In realtà tutte le aziende dovrebbero implementare dei programmi formativi per migliorare le competenze tecniche e relazionali del proprio organico, tenendo presente che sarà più facile ottenere ottimi risultati in ambiti tecnici rispetto agli ambiti comportamentali.
Per intraprendere la tortuosa strada dello sviluppo delle soft skills del proprio staff, proponiamo un percorso secondo noi molto utile:
- ripensare i criteri di selezione per la prossima occasione in cui si dovranno inserire delle nuove risorse;
- attuare dei colloqui con tutto l’organico per comprendere quali siano le difficoltà personali che si incontrano sul lavoro;
- capire quali sono i punti di vista personali che sono alla base delle resistenze interne al cambiamento;
- verificare la disponibilità e la volontà di partecipare al progetto aziendale;
- stabilire e realizzare un programma di formazione adeguato che comprenda un periodo sufficiente di affiancamento sui vari argomenti trattati;
- verificare l’allineamento dei risultati ottenuti con quelli previsti;
- correggere gli scostamenti ripartendo dall’analisi dei punti di vista personali.

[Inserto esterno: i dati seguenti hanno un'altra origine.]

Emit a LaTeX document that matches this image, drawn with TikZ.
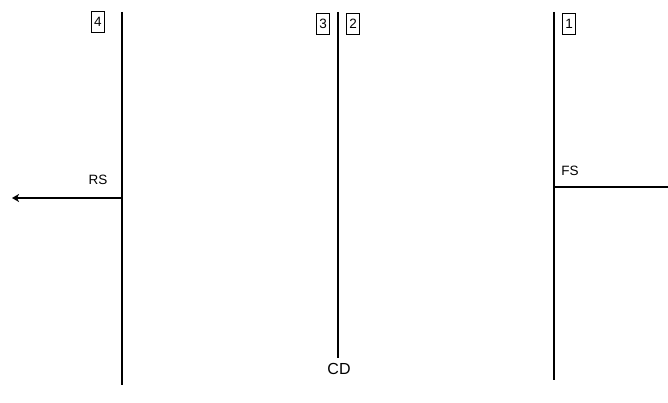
\documentclass[tikz,border=0pt]{standalone}
\usepackage{fontspec}
\setmainfont{Liberation Sans}
\usetikzlibrary{positioning,arrows.meta}

\begin{document}
\begin{tikzpicture}[x=1pt, y=-1pt, every node/.style={font=\fontsize{13.5}{15}\selectfont},
    lane/.style={line width=1.3pt},
    tag/.style={draw, line width=0.8pt, inner sep=1pt, minimum width=13pt, minimum height=21pt}]
    \useasboundingbox (0,0) rectangle (668,403);

    % lanes
    \coordinate (l4top) at (122,12);
    \coordinate (l4bot) at (122,385);
    \coordinate (l3top) at (338,12);
    \coordinate (l3bot) at (338,358);
    \coordinate (l1top) at (554,12);
    \coordinate (l1bot) at (554,380);
    \draw[lane] (l4top) -- (l4bot);
    \draw[lane] (l3top) -- (l3bot);
    \draw[lane] (l1top) -- (l1bot);

    \node[tag] (t4) at (98,22) {4};
    \node[tag] (t3) at (323,24) {3};
    \node[tag] (t2) at (353,24) {2};
    \node[tag] (t1) at (569,24) {1};

    \node[font=\fontsize{16}{18}\selectfont] (cd) at (339,369) {CD};

    % signals
    \coordinate (rsfrom) at (122,198);
    \coordinate (rsto) at (12,198);
    \draw[lane, -{Stealth[length=7pt,width=8pt,inset=2pt]}] (rsfrom) -- (rsto);
    \node (rs) at (98,180) {RS};

    \coordinate (fsfrom) at (554,187);
    \coordinate (fsto) at (668,187);
    \draw[lane] (fsfrom) -- (fsto);
    \node (fs) at (570,171) {FS};
\end{tikzpicture}
\end{document}
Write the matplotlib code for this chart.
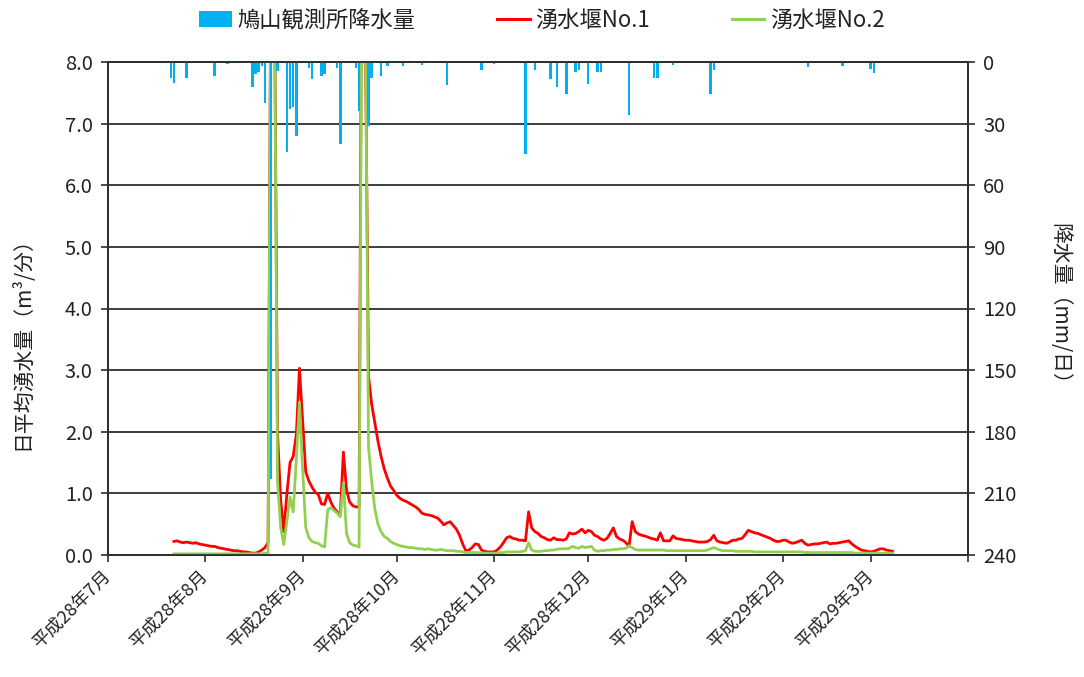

Come è facile intuire, questo processo è più difficile da realizzare rispetto a un programma tecnico, perché entrano in gioco variabili personali, gli individui potrebbero non essere disposti a cambiare certi punti di vista e certe abitudini. Questo è il nostro lavoro, un lavoro che richiede tempo, volontà e dedizione, ma i risultati organizzativi e produttivi che si otterranno grazie ad una migliore gestione delle risorse umane ripagheranno ampiamente tutti gli investimenti effettuati per la formazione.